Beginner’s Guide to Using Fibonacci Retracement Without the Jargon
You might have come across the term Fibonacci retracement, especially when you’re new to trading or investing. It doesn’t seem that easy, but it’s a very helpful tool when you know how to use it. In simple terms, let’s break it down.
What is the Fibonacci Retracement?
Fibonacci retracement is a technical analysis tool that helps predict possible levels of resistance and support in the market. These levels enable traders to identify where the market may turn around after a significant move, either downwards or upwards. It works on a series of numbers discovered by the mathematician Leonardo Fibonacci during the 13th century.
The sequence itself may sound like a scholarly idea, but applying this method to trading is straightforward and efficient. Traders use certain ratios in this sequence to draw lines on a chart, which help them identify price ranges that are likely to experience a reversal in trend direction. Consider it a map directing traders to areas where price movements may decrease or reverse.
How About Using Fibonacci Retracement in Trading
When viewing a price chart, the Fibonacci retracement tool usually appears as a horizontal lines that you draw between a major low and high points on the chart.
After being applied, the tool will automatically reveal primary retracement levels, such as 23.6%, 38.2%, 50%, 61.8%, and, in some cases, 78.6%. These numbers are based on the Fibonacci sequence.
Here’s How to Apply It in Simple Steps
Determine the Trend: To begin with, locate a strong upward or downward trend in the market. The trend should be evident — either the price has been increasing or decreasing drastically.

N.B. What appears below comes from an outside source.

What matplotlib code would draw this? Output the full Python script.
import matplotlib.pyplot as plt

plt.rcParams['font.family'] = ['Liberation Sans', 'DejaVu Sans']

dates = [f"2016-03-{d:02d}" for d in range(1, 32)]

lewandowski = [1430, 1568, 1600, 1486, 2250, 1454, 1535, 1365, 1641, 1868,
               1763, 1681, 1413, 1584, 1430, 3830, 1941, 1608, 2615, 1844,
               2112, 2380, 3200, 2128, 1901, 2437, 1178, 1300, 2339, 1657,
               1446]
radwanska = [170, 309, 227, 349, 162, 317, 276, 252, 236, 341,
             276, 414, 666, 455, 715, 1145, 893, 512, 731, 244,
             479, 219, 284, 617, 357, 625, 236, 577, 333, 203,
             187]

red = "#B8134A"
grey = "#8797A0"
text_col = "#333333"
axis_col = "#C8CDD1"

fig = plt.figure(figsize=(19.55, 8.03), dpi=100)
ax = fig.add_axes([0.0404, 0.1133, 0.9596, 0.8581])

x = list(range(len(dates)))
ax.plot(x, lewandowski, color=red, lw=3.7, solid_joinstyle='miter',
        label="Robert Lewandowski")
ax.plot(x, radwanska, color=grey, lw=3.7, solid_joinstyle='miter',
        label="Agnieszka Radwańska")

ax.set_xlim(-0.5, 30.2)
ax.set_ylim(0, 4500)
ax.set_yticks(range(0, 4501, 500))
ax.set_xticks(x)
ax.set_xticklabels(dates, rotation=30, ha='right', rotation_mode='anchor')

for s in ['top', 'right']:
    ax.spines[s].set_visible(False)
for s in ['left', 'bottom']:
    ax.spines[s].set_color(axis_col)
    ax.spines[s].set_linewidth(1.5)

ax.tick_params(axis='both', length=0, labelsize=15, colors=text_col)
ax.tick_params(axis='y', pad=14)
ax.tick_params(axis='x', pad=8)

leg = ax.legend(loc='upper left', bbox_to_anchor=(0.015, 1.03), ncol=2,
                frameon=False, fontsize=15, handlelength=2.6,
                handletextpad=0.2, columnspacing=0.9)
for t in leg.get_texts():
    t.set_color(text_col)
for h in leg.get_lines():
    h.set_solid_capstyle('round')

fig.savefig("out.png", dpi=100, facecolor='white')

Choose Your High/Low: The Fibonacci retracement tool requires two key points: the highest point (when the trend is up) or the lowest point (when the trend is down) of the price movement.

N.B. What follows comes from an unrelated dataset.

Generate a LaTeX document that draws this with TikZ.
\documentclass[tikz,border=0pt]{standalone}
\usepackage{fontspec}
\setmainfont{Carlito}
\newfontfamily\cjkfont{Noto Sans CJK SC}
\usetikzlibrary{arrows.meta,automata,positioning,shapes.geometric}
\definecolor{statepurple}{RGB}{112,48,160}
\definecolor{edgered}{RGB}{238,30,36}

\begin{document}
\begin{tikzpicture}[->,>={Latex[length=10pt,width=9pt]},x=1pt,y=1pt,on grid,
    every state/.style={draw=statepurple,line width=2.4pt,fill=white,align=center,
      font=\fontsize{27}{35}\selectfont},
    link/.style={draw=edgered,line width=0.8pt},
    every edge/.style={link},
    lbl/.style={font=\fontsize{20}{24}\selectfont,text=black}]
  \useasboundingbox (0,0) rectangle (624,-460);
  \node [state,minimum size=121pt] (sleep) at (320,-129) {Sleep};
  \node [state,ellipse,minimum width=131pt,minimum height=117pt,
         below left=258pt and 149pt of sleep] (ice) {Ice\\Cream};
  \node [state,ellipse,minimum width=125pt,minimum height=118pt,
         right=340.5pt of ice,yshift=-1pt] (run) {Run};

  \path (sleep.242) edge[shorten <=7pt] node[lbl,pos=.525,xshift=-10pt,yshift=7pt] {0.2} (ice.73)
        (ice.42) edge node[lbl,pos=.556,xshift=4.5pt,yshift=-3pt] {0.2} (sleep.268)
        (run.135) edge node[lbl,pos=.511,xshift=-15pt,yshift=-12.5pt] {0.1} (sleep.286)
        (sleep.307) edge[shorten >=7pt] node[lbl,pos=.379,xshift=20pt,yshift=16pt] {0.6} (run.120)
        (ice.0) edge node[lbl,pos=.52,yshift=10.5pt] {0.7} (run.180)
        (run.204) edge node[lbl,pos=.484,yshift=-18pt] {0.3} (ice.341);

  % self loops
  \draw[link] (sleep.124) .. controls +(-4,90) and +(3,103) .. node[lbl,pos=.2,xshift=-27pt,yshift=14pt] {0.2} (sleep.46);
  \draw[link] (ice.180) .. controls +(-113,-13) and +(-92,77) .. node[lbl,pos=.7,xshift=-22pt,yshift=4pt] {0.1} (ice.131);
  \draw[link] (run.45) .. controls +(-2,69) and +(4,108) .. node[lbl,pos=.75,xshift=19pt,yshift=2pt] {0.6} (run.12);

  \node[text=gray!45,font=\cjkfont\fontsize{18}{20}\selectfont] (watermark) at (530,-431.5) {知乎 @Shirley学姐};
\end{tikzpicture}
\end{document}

Use the Tool: You can use your charting software and add the Fibonacci retracement tool from the beginning to the end of the trend. The software will automatically create horizontal lines at the levels you need to monitor.
Monitor Reversals: After using the tool, observe the price reaction at the retracement levels. If the price starts to slow down or reverse near one of these levels, it might be an indication that the trend is changing direction.

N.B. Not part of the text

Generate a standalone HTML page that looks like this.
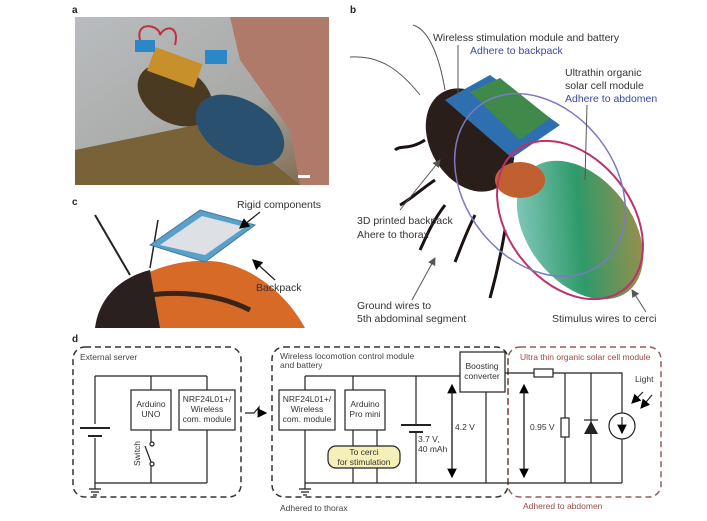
<!DOCTYPE html>
<html><head><meta charset="utf-8"><style>
body{margin:0;background:#fff;width:707px;height:521px;overflow:hidden}
svg{display:block;font-family:"Liberation Sans",sans-serif}
</style></head><body>
<svg width="707" height="521" viewBox="0 0 707 521">
<defs>
<linearGradient id="ga" x1="0" y1="0" x2="1" y2="1"><stop offset="0" stop-color="#b9bcbf"/><stop offset="0.6" stop-color="#a8a9a6"/><stop offset="1" stop-color="#7a6040"/></linearGradient>
<linearGradient id="abd" x1="0" y1="0" x2="1" y2="1"><stop offset="0" stop-color="#9fd8d8"/><stop offset="0.5" stop-color="#2f9a6a"/><stop offset="1" stop-color="#c08a40"/></linearGradient>
<marker id="ah" markerWidth="8" markerHeight="8" refX="7" refY="4" orient="auto"><path d="M0,0 L8,4 L0,8 z" fill="#000"/></marker>
<marker id="ag" markerWidth="8" markerHeight="8" refX="7" refY="4" orient="auto"><path d="M0,0 L8,4 L0,8 z" fill="#555"/></marker>
</defs>
<g font-size="10" fill="#222" font-weight="bold"><text x="72" y="13">a</text><text x="350" y="13">b</text><text x="72" y="205">c</text><text x="72" y="342">d</text></g>
<rect x="75" y="17" width="254" height="168" fill="url(#ga)"/>
<polygon points="230,17 329,17 329,185 300,185 290,130 240,60" fill="#b07a6a"/>
<polygon points="75,150 220,120 300,185 75,185" fill="#7a6238"/>
<ellipse cx="175" cy="95" rx="40" ry="28" fill="#4a3a22" transform="rotate(30 175 95)"/>
<ellipse cx="240" cy="130" rx="48" ry="30" fill="#2a5070" transform="rotate(30 240 130)"/>
<rect x="150" y="55" width="50" height="25" fill="#c8902a" transform="rotate(20 175 67)"/>
<rect x="135" y="40" width="20" height="12" fill="#2a88c8"/><rect x="205" y="50" width="22" height="14" fill="#2a88c8"/>
<path d="M140,40 C135,20 160,25 160,35 C165,25 180,25 175,45" stroke="#c03040" stroke-width="2" fill="none"/>
<rect x="298" y="175" width="12" height="3" fill="#fff"/>
<path d="M95,328 C110,280 170,255 220,262 C260,270 290,300 305,328 Z" fill="#d86a28"/>
<path d="M130,300 C160,290 210,290 250,310" stroke="#3a2418" stroke-width="5" fill="none"/>
<path d="M95,328 C100,290 130,275 150,270 L160,328 Z" fill="#2a2020"/>
<line x1="95" y1="215" x2="130" y2="275" stroke="#222" stroke-width="2"/>
<line x1="158" y1="220" x2="150" y2="268" stroke="#222" stroke-width="1.5"/>
<polygon points="150,245 200,210 255,225 205,262" fill="#5aa0c8" stroke="#3a7aa0"/>
<polygon points="160,245 202,216 245,227 205,255" fill="#dde0e4"/>
<g font-size="10.5" fill="#333"><text x="237" y="208">Rigid components</text><text x="256" y="291">Backpack</text></g>
<line x1="260" y1="212" x2="240" y2="228" stroke="#222" stroke-width="1.3" marker-end="url(#ah)"/>
<line x1="275" y1="280" x2="253" y2="260" stroke="#222" stroke-width="1.3" marker-end="url(#ah)"/>
<path d="M350,57 C380,55 400,70 420,95" stroke="#555" fill="none"/>
<path d="M413,25 C430,30 440,60 445,90" stroke="#555" fill="none"/>
<path d="M425,140 C410,150 400,145 395,150 M435,180 C420,190 410,200 400,205 M445,205 C430,225 425,240 420,250 M475,215 C465,235 460,250 455,262 M505,230 C500,260 495,280 490,298" stroke="#1a1212" stroke-width="3" fill="none"/>
<ellipse cx="470" cy="140" rx="40" ry="55" fill="#2a1e1a" transform="rotate(-30 470 140)"/>
<ellipse cx="580" cy="230" rx="52" ry="78" fill="url(#abd)" transform="rotate(-38 580 230)"/>
<ellipse cx="520" cy="180" rx="25" ry="18" fill="#c06030"/>
<polygon points="445,100 490,75 560,125 512,158" fill="#2e6fb0"/>
<polygon points="470,92 500,78 550,118 520,140" fill="#3f8a4a"/>
<ellipse cx="570" cy="220" rx="62" ry="88" fill="none" stroke="#c0306a" stroke-width="2" transform="rotate(-38 570 220)"/>
<ellipse cx="540" cy="185" rx="75" ry="100" fill="none" stroke="#7a7ac0" stroke-width="1.5" transform="rotate(-38 540 185)"/>
<g font-size="10.5" fill="#333">
<text x="433" y="41">Wireless stimulation module and battery</text>
<text x="470" y="54" fill="#3a4aa0">Adhere to backpack</text>
<text x="565" y="76">Ultrathin organic</text><text x="565" y="89">solar cell module</text>
<text x="565" y="102" fill="#3a4aa0">Adhere to abdomen</text>
<text x="357" y="224">3D printed backpack</text><text x="357" y="238">Ahere to thorax</text>
<text x="357" y="309">Ground wires to</text><text x="357" y="322">5th abdominal segment</text>
<text x="552" y="322">Stimulus wires to cerci</text></g>
<g stroke="#555" stroke-width="1"><line x1="458" y1="45" x2="458" y2="95"/><line x1="587" y1="105" x2="585" y2="180"/>
<line x1="400" y1="210" x2="440" y2="160" marker-end="url(#ag)"/><line x1="412" y1="300" x2="435" y2="258" marker-end="url(#ag)"/>
<line x1="646" y1="312" x2="632" y2="290" marker-end="url(#ag)"/></g>
<g fill="none" stroke="#333" stroke-width="1.5" stroke-dasharray="6,4">
<rect x="73" y="347" width="168" height="150" rx="12"/>
<rect x="272" y="347" width="236" height="150" rx="12"/>
<rect x="508" y="347" width="153" height="150" rx="12" stroke="#9a5a5a"/></g>
<g font-size="8.5" fill="#444"><text x="80" y="360">External server</text>
<text x="280" y="359">Wireless locomotion control module</text><text x="280" y="368">and battery</text>
<text x="280" y="511">Adhered to thorax</text></g>
<g font-size="8.5" fill="#9a4a4a"><text x="520" y="360">Ultra thin organic solar cell module</text><text x="523" y="509">Adhered to abdomen</text></g>
<g fill="none" stroke="#222" stroke-width="1.2">
<path d="M95,376 H207 M95,376 V424 M95,438 V483 H207 M151,376 V390 M151,430 V442 M151,466 V483 M207,376 V390 M207,430 V483"/>
<path d="M80,428 H110 M88,436 H102" stroke-width="2"/>
<path d="M89,489 H101 M91,492 H99 M93,495 H97 M95,483 V489"/>
<rect x="131" y="390" width="40" height="40"/><rect x="179" y="390" width="56" height="40"/>
<circle cx="152" cy="444" r="2"/><circle cx="152" cy="464" r="2"/><path d="M151,462 L145,446"/>
<path d="M245,413 H254 L259,407 V413 H266" marker-end="url(#ah)"/>
<path d="M305,376 H460 M305,376 V390 M305,430 V483 M353,376 V390 M353,430 V446 M353,468 V483 M377,430 V446 M377,468 V483 M305,483 H622 M416,376 V424 M416,432 V483 M486,392 V483 M505,373 H534 M553,373 H622 V413 M622,439 V483 M565,373 V418 M565,437 V483 M591,373 V483"/>
<path d="M299,489 H311 M301,492 H309 M303,495 H307 M305,483 V489"/>
<path d="M401,425 H431 M409,432 H423" stroke-width="2"/>
<rect x="279" y="390" width="56" height="40"/><rect x="345" y="390" width="40" height="40"/>
<rect x="460" y="352" width="45" height="40"/>
<line x1="452" y1="470" x2="452" y2="385" marker-end="url(#ah)"/><line x1="452" y1="390" x2="452" y2="477" marker-end="url(#ah)"/>
<line x1="524" y1="470" x2="524" y2="385" marker-end="url(#ah)"/><line x1="524" y1="390" x2="524" y2="477" marker-end="url(#ah)"/>
<rect x="534" y="369" width="19" height="8" fill="#fff"/><rect x="561" y="418" width="8" height="19" fill="#fff"/>
<circle cx="622" cy="426" r="13" fill="#fff"/><line x1="622" y1="417" x2="622" y2="433" marker-end="url(#ah)"/>
<line x1="643" y1="392" x2="632" y2="403" marker-end="url(#ah)"/><line x1="652" y1="395" x2="641" y2="408" marker-end="url(#ah)"/>
<path d="M584,420 H598"/></g>
<polygon points="584,434 598,434 591,421" fill="#222"/>
<rect x="328" y="446" width="72" height="22" rx="8" fill="#f6f0b8" stroke="#222" stroke-width="1.2"/>
<g font-size="8.5" fill="#333" text-anchor="middle">
<text x="151" y="407">Arduino</text><text x="151" y="417">UNO</text>
<text x="207" y="402">NRF24L01+/</text><text x="207" y="412">Wireless</text><text x="207" y="422">com. module</text>
<text x="307" y="402">NRF24L01+/</text><text x="307" y="412">Wireless</text><text x="307" y="422">com. module</text>
<text x="365" y="407">Arduino</text><text x="365" y="417">Pro mini</text>
<text x="364" y="455">To cerci</text><text x="364" y="465">for stimulation</text>
<text x="482" y="369">Boosting</text><text x="482" y="379">converter</text></g>
<g font-size="8.5" fill="#333"><text x="455" y="430">4.2 V</text><text x="530" y="430">0.95 V</text>
<text x="418" y="442">3.7 V,</text><text x="418" y="452">40 mAh</text><text x="635" y="382">Light</text>
<text transform="translate(140,466) rotate(-90)">Switch</text></g>
</svg>
</body></html>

The key Fibonacci levels (38.2%, 50%, and 61.8%) are the ones most traders watch closely. These levels are often viewed as zones where the price could pause and reverse, making them crucial for setting entry and exit points.
Final Verdict
Fibonacci retracement is a straightforward yet powerful tool that can help you identify potential turning points in the market. As you gain more experience with this tool, you’ll become better at spotting high-probability trade setups and avoiding false signals.
Now that you have the basics down, try using Fibonacci retracement on a demo account or in your charts. With a bit of practice, you’ll soon see why it’s such a popular tool in the world of technical analysis.